O wiele dłuższa była lista powodów wyjścia radnych Naszej Wspólnej Sprawy z koalicji rządzącej powiatem. Były to:
– „polityczna nominacja” Bogdana Szumańskiego na zastępcę dyrektora szpitala,
– przeciąganie rozpoczęcia budowy hospicjum,
– próba odebrania dodatków specjalnych dla nauczycieli z Ośrodka Szkolno-Wychowawczego ,
– zbyt duża liczba zleceń z pominięciem procedury przetargowej w Powiatowym Zarządzie Dróg (według Rzepeckiego było 107 takich sytuacji, co może dawać kwotę do 4 mln zł),
– niemoc w obsadzeniu dyrektora Powiatowego Urzędu Pracy,
– niemoc w zakończeniu budowy sali sportowej w Łapanowie (w tym konieczność dołożenia do tej inwestycji ok. pół miliona złotych),
– zła atmosfera pracy w starostwie – według Aleksandra Rzepeckiego urzędnicy powiatowi często sprawiają wrażenie zastraszonych
– fakt, że rekomendowany przez NWS członek zarządu powiatu (Aleksander Dziadowiec) utracił zaufanie klubu po tym, jak głosował wbrew jego woli w kwestii odwołania dyrektora szpitala,
– arogancja i styl sprawowania władzy (Rzepecki przytoczył tu sposób potraktowania wójtów przez starostę na posiedzeniu rady społecznej szpitala oraz notoryczne spóźnienia Jacka Pająka na oficjalne spotkania z jego udziałem).

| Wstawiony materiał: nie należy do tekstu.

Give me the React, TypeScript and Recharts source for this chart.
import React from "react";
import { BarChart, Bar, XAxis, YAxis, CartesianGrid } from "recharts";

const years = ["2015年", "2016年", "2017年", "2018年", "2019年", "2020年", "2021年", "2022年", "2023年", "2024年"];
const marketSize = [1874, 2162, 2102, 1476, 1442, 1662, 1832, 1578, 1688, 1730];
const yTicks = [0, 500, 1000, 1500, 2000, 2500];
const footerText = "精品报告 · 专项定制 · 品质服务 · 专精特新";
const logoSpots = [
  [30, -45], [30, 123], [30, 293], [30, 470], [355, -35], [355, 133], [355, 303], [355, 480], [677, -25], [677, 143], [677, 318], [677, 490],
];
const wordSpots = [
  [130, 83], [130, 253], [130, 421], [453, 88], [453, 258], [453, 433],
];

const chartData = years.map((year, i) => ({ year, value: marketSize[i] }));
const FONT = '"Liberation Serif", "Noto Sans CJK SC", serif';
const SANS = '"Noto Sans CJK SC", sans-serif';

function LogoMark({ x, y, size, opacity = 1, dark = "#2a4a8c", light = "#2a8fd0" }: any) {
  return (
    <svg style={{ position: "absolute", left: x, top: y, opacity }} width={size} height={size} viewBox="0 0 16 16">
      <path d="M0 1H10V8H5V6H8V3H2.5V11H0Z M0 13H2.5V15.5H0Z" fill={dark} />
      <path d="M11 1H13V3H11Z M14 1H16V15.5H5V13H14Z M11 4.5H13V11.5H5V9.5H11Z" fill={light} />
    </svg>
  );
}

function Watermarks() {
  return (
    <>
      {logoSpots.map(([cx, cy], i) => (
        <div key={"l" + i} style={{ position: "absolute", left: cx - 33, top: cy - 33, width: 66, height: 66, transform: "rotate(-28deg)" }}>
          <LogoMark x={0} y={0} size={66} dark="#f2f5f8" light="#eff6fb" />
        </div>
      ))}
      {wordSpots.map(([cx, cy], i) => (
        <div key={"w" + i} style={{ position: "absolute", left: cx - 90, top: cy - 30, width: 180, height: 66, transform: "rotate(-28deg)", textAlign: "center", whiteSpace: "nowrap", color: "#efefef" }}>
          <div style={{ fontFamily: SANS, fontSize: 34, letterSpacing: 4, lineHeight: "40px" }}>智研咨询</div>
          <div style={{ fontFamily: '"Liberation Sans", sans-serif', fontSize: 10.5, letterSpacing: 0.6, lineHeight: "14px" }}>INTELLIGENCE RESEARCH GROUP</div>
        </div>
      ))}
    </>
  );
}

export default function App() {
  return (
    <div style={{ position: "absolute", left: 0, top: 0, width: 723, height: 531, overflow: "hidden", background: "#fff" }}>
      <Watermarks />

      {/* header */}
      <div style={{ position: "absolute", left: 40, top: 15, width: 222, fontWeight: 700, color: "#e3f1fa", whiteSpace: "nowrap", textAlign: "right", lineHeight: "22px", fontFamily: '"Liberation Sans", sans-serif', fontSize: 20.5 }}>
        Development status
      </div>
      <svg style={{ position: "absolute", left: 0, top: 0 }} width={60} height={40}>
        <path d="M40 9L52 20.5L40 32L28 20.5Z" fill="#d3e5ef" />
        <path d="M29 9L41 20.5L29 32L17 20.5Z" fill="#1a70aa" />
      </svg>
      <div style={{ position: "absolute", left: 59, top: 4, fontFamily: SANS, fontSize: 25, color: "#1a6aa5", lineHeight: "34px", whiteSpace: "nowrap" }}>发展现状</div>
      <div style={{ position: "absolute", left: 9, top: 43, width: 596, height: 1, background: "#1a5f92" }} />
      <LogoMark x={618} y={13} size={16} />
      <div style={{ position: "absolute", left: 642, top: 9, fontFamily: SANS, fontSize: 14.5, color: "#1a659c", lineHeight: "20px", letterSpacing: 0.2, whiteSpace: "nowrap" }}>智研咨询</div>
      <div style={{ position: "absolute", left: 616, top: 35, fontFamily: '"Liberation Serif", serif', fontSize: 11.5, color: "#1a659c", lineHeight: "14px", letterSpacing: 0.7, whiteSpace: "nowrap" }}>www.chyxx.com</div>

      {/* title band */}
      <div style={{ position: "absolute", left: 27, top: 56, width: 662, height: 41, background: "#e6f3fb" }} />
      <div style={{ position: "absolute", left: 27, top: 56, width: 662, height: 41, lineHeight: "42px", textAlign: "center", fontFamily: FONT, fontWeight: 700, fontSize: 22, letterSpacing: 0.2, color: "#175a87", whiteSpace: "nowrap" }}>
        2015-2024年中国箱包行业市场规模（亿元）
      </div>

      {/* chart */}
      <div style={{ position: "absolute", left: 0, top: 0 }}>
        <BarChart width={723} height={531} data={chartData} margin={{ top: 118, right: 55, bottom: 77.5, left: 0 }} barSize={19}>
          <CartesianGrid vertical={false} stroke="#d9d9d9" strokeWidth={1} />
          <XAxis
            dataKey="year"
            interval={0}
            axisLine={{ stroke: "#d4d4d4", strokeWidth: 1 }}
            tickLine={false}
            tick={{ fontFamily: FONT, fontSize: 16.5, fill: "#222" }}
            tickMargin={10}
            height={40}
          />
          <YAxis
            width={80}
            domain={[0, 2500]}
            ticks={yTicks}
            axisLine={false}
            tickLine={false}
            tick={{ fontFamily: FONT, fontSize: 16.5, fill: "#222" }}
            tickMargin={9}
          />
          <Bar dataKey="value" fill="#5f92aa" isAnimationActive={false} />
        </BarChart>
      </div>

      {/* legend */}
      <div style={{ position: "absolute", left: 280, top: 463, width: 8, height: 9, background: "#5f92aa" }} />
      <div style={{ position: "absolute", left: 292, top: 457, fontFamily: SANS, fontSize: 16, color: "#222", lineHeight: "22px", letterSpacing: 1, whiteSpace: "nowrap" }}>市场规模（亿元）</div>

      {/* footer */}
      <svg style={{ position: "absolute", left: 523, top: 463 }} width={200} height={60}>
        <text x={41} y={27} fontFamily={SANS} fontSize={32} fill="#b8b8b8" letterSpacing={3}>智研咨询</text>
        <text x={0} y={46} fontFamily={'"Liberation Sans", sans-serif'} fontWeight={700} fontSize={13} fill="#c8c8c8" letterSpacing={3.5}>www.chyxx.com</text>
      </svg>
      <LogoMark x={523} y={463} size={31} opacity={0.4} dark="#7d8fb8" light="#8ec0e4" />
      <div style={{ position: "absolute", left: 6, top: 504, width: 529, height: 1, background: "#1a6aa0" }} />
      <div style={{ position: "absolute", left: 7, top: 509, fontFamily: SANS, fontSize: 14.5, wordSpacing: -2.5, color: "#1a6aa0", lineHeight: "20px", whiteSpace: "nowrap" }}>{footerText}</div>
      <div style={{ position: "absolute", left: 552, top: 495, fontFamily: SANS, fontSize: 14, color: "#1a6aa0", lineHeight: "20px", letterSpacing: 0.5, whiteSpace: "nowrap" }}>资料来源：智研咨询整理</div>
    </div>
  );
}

Według zapowiedzi Aleksandra Rzepeckiego, w radzie powiatu może nadejść burzliwe lato. Zamierza zbudować nową większość w radzie. Nie obrażam się na Jacka Pająka, ale chcę go odsunąć od władzy. Trzeba zmienić większość – mówił.

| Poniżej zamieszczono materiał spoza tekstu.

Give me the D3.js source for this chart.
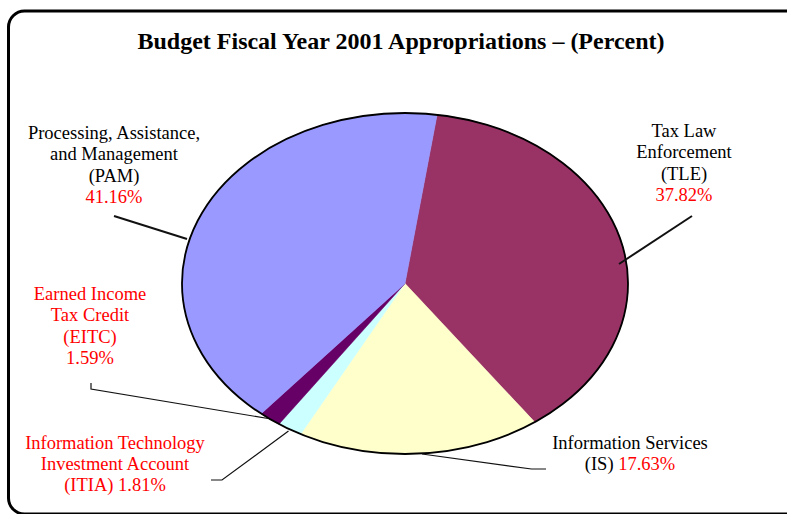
<!DOCTYPE html>
<html>
<head>
<meta charset="utf-8">
<script src="https://cdn.jsdelivr.net/npm/d3@7"></script>
<style>
  html, body { margin: 0; padding: 0; background: #fff; }
  svg { display: block; }
  text { font-family: "Liberation Serif", "Times New Roman", serif; }
</style>
</head>
<body>
<svg id="chart" width="787" height="514"></svg>
<script>
// ---- data ----
const categories = ["TLE", "IS", "ITIA", "EITC", "PAM"];
const values = [37.82, 17.63, 1.81, 1.59, 41.16];
const colors = ["#993366", "#FFFFCC", "#CCFFFF", "#660066", "#9999FF"];
const titleText = "Budget Fiscal Year 2001 Appropriations \u2013 (Percent)";

// ---- layout ----
const W = 787, H = 514;
const cx = 405, cy = 283.5, rx = 223, ry = 170.5;
const startDeg = 8.3;

const svg = d3.select("#chart");

// frame
svg.append("rect")
  .attr("x", 8.5).attr("y", 11).attr("width", 810).attr("height", 503)
  .attr("rx", 16).attr("ry", 16)
  .attr("fill", "none").attr("stroke", "#000").attr("stroke-width", 3);

// title
svg.append("text")
  .attr("x", 401).attr("y", 49)
  .attr("text-anchor", "middle")
  .attr("font-weight", "bold")
  .attr("font-size", 24)
  .text(titleText);

// pie
const pie = d3.pie().sort(null).value(d => d.v)
  .startAngle(startDeg * Math.PI / 180)
  .endAngle(startDeg * Math.PI / 180 + 2 * Math.PI);
const data = categories.map((c, i) => ({ c, v: values[i], col: colors[i] }));
const arcs = pie(data);
const arc = d3.arc().innerRadius(0).outerRadius(1);

const g = svg.append("g").attr("transform", `translate(${cx},${cy}) scale(${rx},${ry})`);
g.selectAll("path.slice").data(arcs).enter().append("path")
  .attr("class", "slice")
  .attr("d", arc)
  .attr("fill", d => d.data.col)
  .attr("stroke", d => d.data.col)
  .attr("stroke-width", 0.5)
  .attr("vector-effect", "non-scaling-stroke");
g.append("ellipse")
  .attr("cx", 0).attr("cy", 0).attr("rx", 1).attr("ry", 1)
  .attr("fill", "none").attr("stroke", "#000").attr("stroke-width", 1.8)
  .attr("vector-effect", "non-scaling-stroke");

// leader lines (layout)
const leaders = [
  { pts: [[114, 216], [187, 239]], w: 2 },
  { pts: [[692, 216], [619, 264]], w: 2 },
  { pts: [[91, 383], [91, 389], [268, 418.5]], w: 1.2 },
  { pts: [[211, 480], [222, 480], [288.5, 431]], w: 1.2 },
  { pts: [[422, 454], [531.5, 469], [546, 469]], w: 1.2 }
];
const line = d3.line();
svg.selectAll("path.leader").data(leaders).enter().append("path")
  .attr("class", "leader")
  .attr("d", d => line(d.pts))
  .attr("fill", "none").attr("stroke", "#111").attr("stroke-width", d => d.w);

// labels
const fmt = v => d3.format(".2f")(v) + "%";
const val = c => values[categories.indexOf(c)];
const RED = "#FF0000", BLK = "#000";
const labels = [
  { x: 114, y: 139, lines: [[["Processing, Assistance,", BLK]], [["and Management", BLK]], [["(PAM)", BLK]], [[fmt(val("PAM")), RED]]] },
  { x: 684, y: 137, lines: [[["Tax Law", BLK]], [["Enforcement", BLK]], [["(TLE)", BLK]], [[fmt(val("TLE")), RED]]] },
  { x: 90, y: 300, lines: [[["Earned Income", RED]], [["Tax Credit", RED]], [["(EITC)", RED]], [[fmt(val("EITC")), RED]]] },
  { x: 115, y: 448.5, lines: [[["Information Technology", RED]], [["Investment Account", RED]], [["(ITIA) " + fmt(val("ITIA")), RED]]] },
  { x: 630, y: 448.5, lines: [[["Information Services", BLK]], [["(IS) ", BLK], [fmt(val("IS")), RED]]] }
];
const lh = 21.3;
labels.forEach(L => {
  L.lines.forEach((parts, i) => {
    const t = svg.append("text")
      .attr("x", L.x).attr("y", L.y + i * lh)
      .attr("text-anchor", "middle")
      .attr("font-size", 18.5);
    parts.forEach(p => t.append("tspan").attr("fill", p[1]).text(p[0]));
  });
});
</script>
</body>
</html>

Jego zdaniem w następnej kadencji powiatem będzie rządziła nowa ekipa. PO nie może sprawować władzy mając przeciwko sobie PiS, które odzyskuje podmiotowość, Komitet Samorządowo-Ludowy z Ludwikiem Węgrzynem na czele, Bochnię i Ziemię Bocheńską Razem z Jerzym Lysym, Aleksandra Rzepeckiego z Naszą Wspólną Sprawą, następnie mając około sześciu wójtów, którzy co najmniej zachowują dystans do obecnej władzy. To jest arytmetyka i moja intuicja, choć oczywiście wszystko może się wydarzyć – mówił Rzepecki.

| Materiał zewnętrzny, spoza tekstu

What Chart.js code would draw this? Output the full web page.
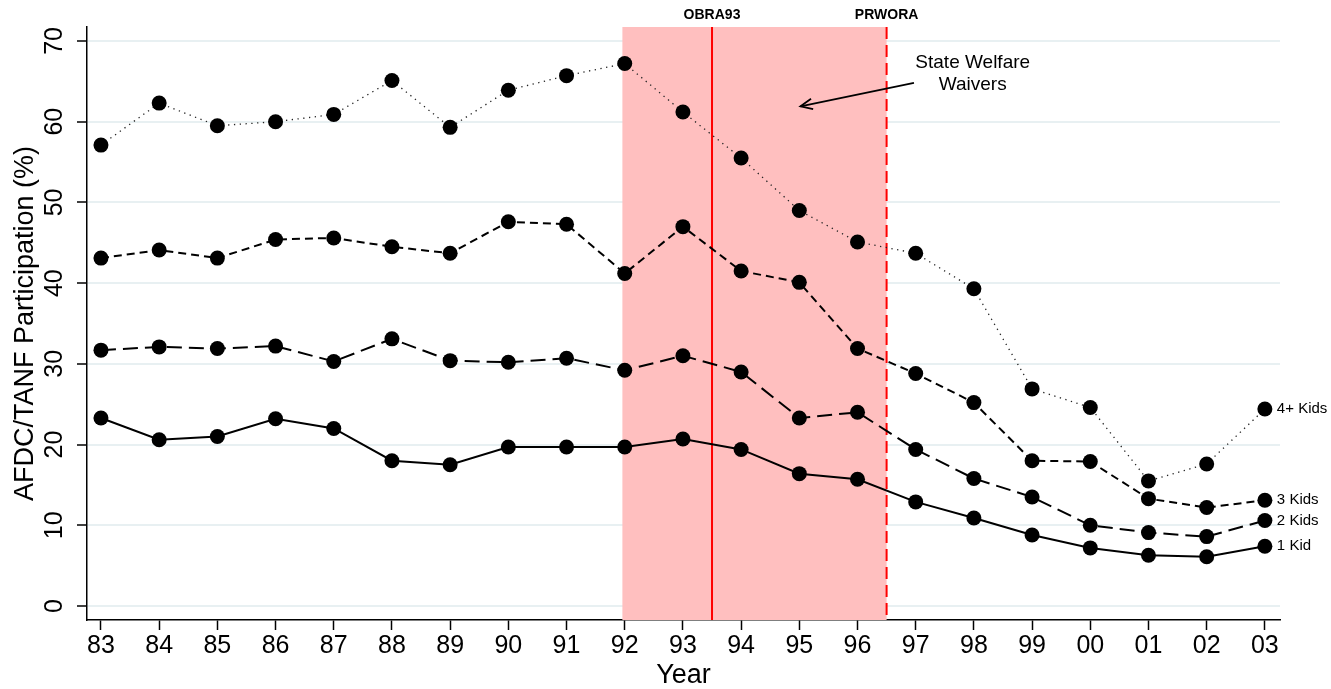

Jako ilustrację tego, że w polityce lokalnej wszystko jest możliwe, Aleksander Rzepecki przywołał sytuację z 1999 r., gdy wybory do rady powiatu wygrał AWS. Taką miał przewagę, że wydawało się, że mają starostę, wicestarostę i prawie czwartą ważną osobę. Okazało się, że większość osiągnęła druga strona. Tak jest w tej rzeczywistości.
Najbliższą sesję rady powiatu zwoła Barbara Gondek-Matusik, wiceprzewodniczącą rady (Rzepecki udzielił jej pisemnego upoważnienia zanim złożył rezygnację). Prawdopodobnie posiedzenie odbędzie się w piątek 28 czerwca i będzie połączone z debatą nad udzieleniem staroście absolutorium za wykonanie budżetu w 2012 roku. W programie obrad ma się znaleźć również przyjęcie rezygnacji z funkcji przewodniczącego Aleksandra Rzepeckiego i wiceprzewodniczącego Krzysztof Kołodziejczyka oraz wybór nowych osób w ich miejsce.